Pero siendo honestos, ¿quién puede esperar un ápice de moral y el más mínimo interés por la justicia y el fin del terror… por parte de los mismos que propugnan el terror? Ejercer el terrorismo no solo es poner bombas en nombre de un Dios o una ideología. Ejercer el terrorismo también son las detenciones aleatorias, las torturas en centros clandestinos, los crímenes de lesa humanidad contra población civil en ocasiones por puro entretenimiento… Y en este caso, EE.UU. es el principal protector de los terroristas, a quienes ampara sancionando –también amenazando– a quienquiera de la Corte Penal Internacional de la Haya que investigue los crímenes de guerra de oficiales norteamericanos en Afganistán.

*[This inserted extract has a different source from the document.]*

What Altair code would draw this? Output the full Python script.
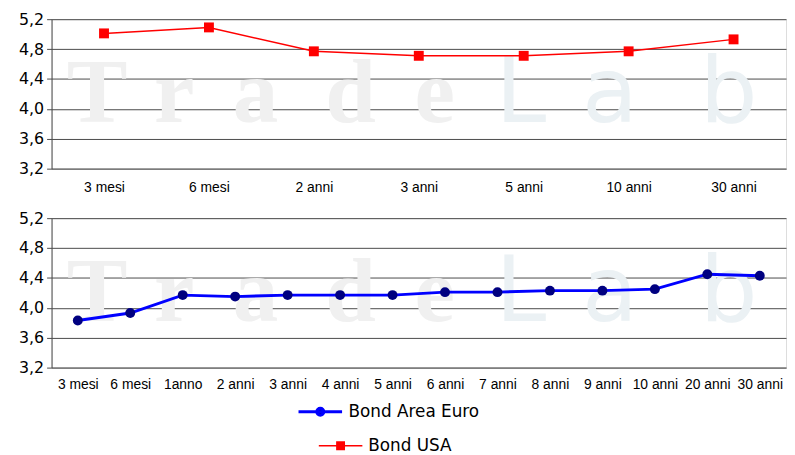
import altair as alt
import pandas as pd

# ---------------- data ----------------
usa_categories = ["3 mesi", "6 mesi", "2 anni", "3 anni", "5 anni", "10 anni", "30 anni"]
usa_values = [5.01, 5.09, 4.77, 4.71, 4.71, 4.77, 4.93]

euro_categories = ["3 mesi", "6 mesi", "1anno", "2 anni", "3 anni", "4 anni", "5 anni",
                   "6 anni", "7 anni", "8 anni", "9 anni", "10 anni", "20 anni", "30 anni"]
euro_values = [3.83, 3.93, 4.17, 4.15, 4.17, 4.17, 4.17,
               4.21, 4.21, 4.23, 4.23, 4.25, 4.45, 4.43]

y_ticks = [3.2, 3.6, 4.0, 4.4, 4.8, 5.2]
usa_name = "Bond USA"
euro_name = "Bond Area Euro"
watermark_letters = ["T", "r", "a", "d", "e", "L", "a", "b"]

usa_df = pd.DataFrame({"cat": usa_categories, "val": usa_values, "series": usa_name})
euro_df = pd.DataFrame({"cat": euro_categories, "val": euro_values, "series": euro_name})

# ---------------- style ----------------
W = 742
H = 151
RED = "#FF0000"
BLUE = "#0000FF"
NAVY = "#000080"
GRID = "#4a4a4a"

wm_x = [46, 124, 206, 302, 387, 474, 564, 684]
wm_font = ["Liberation Serif"] * 5 + ["DejaVu Sans"] * 3
wm_weight = ["bold"] * 5 + ["normal"] * 3
wm_color = ["#f0f0f0"] * 5 + ["#ebf1f4"] * 3

euro_path = ("M-2,0H2M0.32,0A0.32,0.32,0,1,1,-0.32,0A0.32,0.32,0,1,1,0.32,0Z")
usa_path = "M-2,0H2M-0.34,-0.34H0.34V0.34H-0.34Z"


def y_enc():
    return alt.Y(
        "val:Q",
        scale=alt.Scale(domain=[3.2, 5.2], nice=False, zero=False),
        axis=alt.Axis(
            values=y_ticks,
            labelExpr="replace(format(datum.value, '.1f'), '.', ',')",
            title=None,
            grid=True,
            gridColor=GRID,
            gridWidth=1,
            domain=True,
            domainColor=GRID,
            ticks=True,
            tickColor=GRID,
            tickSize=5,
            labelFont="DejaVu Sans",
            labelFontSize=16,
            labelColor="#000000",
            labelPadding=3,
            minExtent=43,
        ),
    )


def x_enc(cats, pad):
    return alt.X(
        "cat:N",
        sort=cats,
        scale=alt.Scale(domain=cats),
        axis=alt.Axis(
            title=None,
            labelAngle=0,
            ticks=False,
            grid=False,
            domain=True,
            domainColor="#777777",
            labelFont="Liberation Sans",
            labelFontSize=14,
            labelColor="#000000",
            labelPadding=pad,
            labelOverlap=False,
        ),
    )


def watermark():
    layers = []
    one = pd.DataFrame({"k": [0]})
    for ch, xx, f, wgt, c in zip(watermark_letters, wm_x, wm_font, wm_weight, wm_color):
        layers.append(
            alt.Chart(one).mark_text(
                text=ch, font=f, fontWeight=wgt, fontSize=92, color=c,
                align="center", baseline="alphabetic"
            ).encode(x=alt.value(xx), y=alt.value(104))
        )
    return layers


# ---------------- top chart (USA) ----------------
top_line = alt.Chart(usa_df).mark_line(color=RED, strokeWidth=1.5).encode(
    x=x_enc(usa_categories, 12), y=y_enc()
)
top_pts = alt.Chart(usa_df).mark_point(
    filled=True, shape="square", size=100, color=RED, opacity=1
).encode(x=x_enc(usa_categories, 12), y=y_enc())

top = alt.layer(*watermark(), top_line, top_pts).properties(width=W, height=H)

# ---------------- bottom chart (Euro) ----------------
bot_line = alt.Chart(euro_df).mark_line(color=BLUE, strokeWidth=3).encode(
    x=x_enc(euro_categories, 10), y=y_enc()
)
bot_pts = alt.Chart(euro_df).mark_point(
    filled=True, shape="circle", size=100, color=NAVY, opacity=1
).encode(x=x_enc(euro_categories, 10), y=y_enc())


def legend_layer(df, name, path, stroke_c, fill_c, sw, lx, ly):
    leg = alt.Legend(
        orient="none", legendX=lx, legendY=ly, title=None,
        labelFont="DejaVu Sans", labelFontSize=17, labelColor="#000000",
        symbolSize=484, symbolStrokeWidth=sw, symbolOpacity=1, labelOffset=16,
    )
    return alt.Chart(df).mark_point(opacity=0, size=484, strokeWidth=sw).encode(
        shape=alt.Shape("series:N", scale=alt.Scale(domain=[name], range=[path]), legend=leg),
        fill=alt.Fill("series:N", scale=alt.Scale(domain=[name], range=[fill_c]), legend=leg),
        stroke=alt.Stroke("series:N", scale=alt.Scale(domain=[name], range=[stroke_c]), legend=leg),
    )


leg_euro = legend_layer(euro_df, euro_name, euro_path, BLUE, NAVY, 3, 259, 183)
leg_usa = legend_layer(usa_df, usa_name, usa_path, RED, RED, 1.5, 280, 218)

bottom = (
    alt.layer(*watermark(), bot_line, bot_pts, leg_euro, leg_usa)
    .resolve_scale(shape="independent", fill="independent", stroke="independent")
    .resolve_legend(shape="independent", fill="independent", stroke="independent")
    .properties(width=W, height=H)
)

chart = (
    alt.vconcat(top, bottom, spacing=14)
    .resolve_scale(shape="independent", fill="independent", stroke="independent")
    .resolve_legend(shape="independent", fill="independent", stroke="independent")
    .properties(padding={"left": 0, "top": 0, "right": 0, "bottom": 0})
    .configure_view(strokeWidth=0)
    .configure(background="#FFFFFF")
)

chart.save("out.html", embed_options={"renderer": "svg", "actions": False})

La única diferencia respecto a algunos grupos terroristas que maquillan sus métodos de barbarie con ideales rimbombantes, es que el estadounidense cuenta con un presupuesto billonario y a estas alturas ni siquiera necesita maquillarse.
La guerra contra el terror no es más que una farsa. Tal vez la mayor farsa que ha conocido nuestra generación. Es una farsa de cientos de miles de millones de dólares diseñada para mantener la industria bélica atiborrándose con dinero del contribuyente de norteamericano. Una farsa para destruir países y controlar gobiernos. Una farsa para en nombre de la paz, la seguridad y la vida, crear monstruos, sembrar odio y cosechar muerte.